Some people might argue that it would have been unrealistic or premature to expect any meaningful coordination of efforts without the real possibility of sabotage.  

Yet, grappling with and managing the risk of sabotage within the bounds of the law is the price you pay for democracy where collaboration is mandatory; as opposed to dictatorship where absolute powers are vested in a single individual. 

Moreover, democracy has a way of also penalizing sabotage; and that is where leadership, resolve, dexterity and unyielding determination come into play.  

Now a country is beleaguered and gripped with tension and apprehension. A cacophony of condemnation of the executive action rents the air. 

The opposition has revved up its engines of propaganda to denounce the development as the worst threat to democracy that Nigeria has ever faced. 

Worse still, Nigerians seemed to have been plunged into information darkness about what tomorrow holds. 

The entire polity has once again been exposed to intense and dangerous but avoidable heat. 

Be that as it may, I hasten to disagree with commentators and groups – including the Nigerian Bar Association (NBA) – who have hurriedly condemned the impugned actions of the Executive Branch as unconstitutional and illegal. 
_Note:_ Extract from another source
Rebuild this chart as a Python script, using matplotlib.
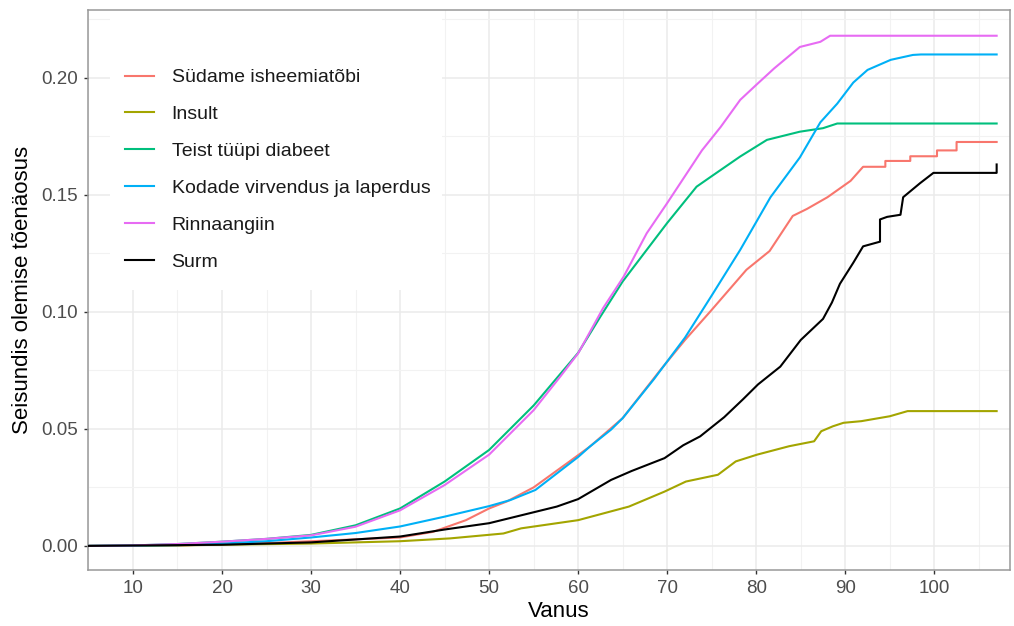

I disagree with such conclusions even though I quarrel with the modus operandi of the Executive Branch. 

Assuming that the Executive Branch obtained necessary judicial warrants for search, seizure and arrests against these judges, then their actions would have squarely fallen within the bounds of the constitutional rights and obligations of the Executive Branch. 

I submit that there is nothing inherently unconstitutional or illegal in arresting a sitting judge. 

Legally speaking, once all the normal pre-search and pre-arrest procedures that must be followed under the law – as with the cases of ordinary citizens – have been followed, there is no other condition-precedent. 

For the avoidance of doubt, I posit that there is no valid legal basis for the contrary contention that a disciplinary hearing against a sitting judge ought to have been initiated or concluded by the NJC prior to a criminal investigation or prosecution of the said judge.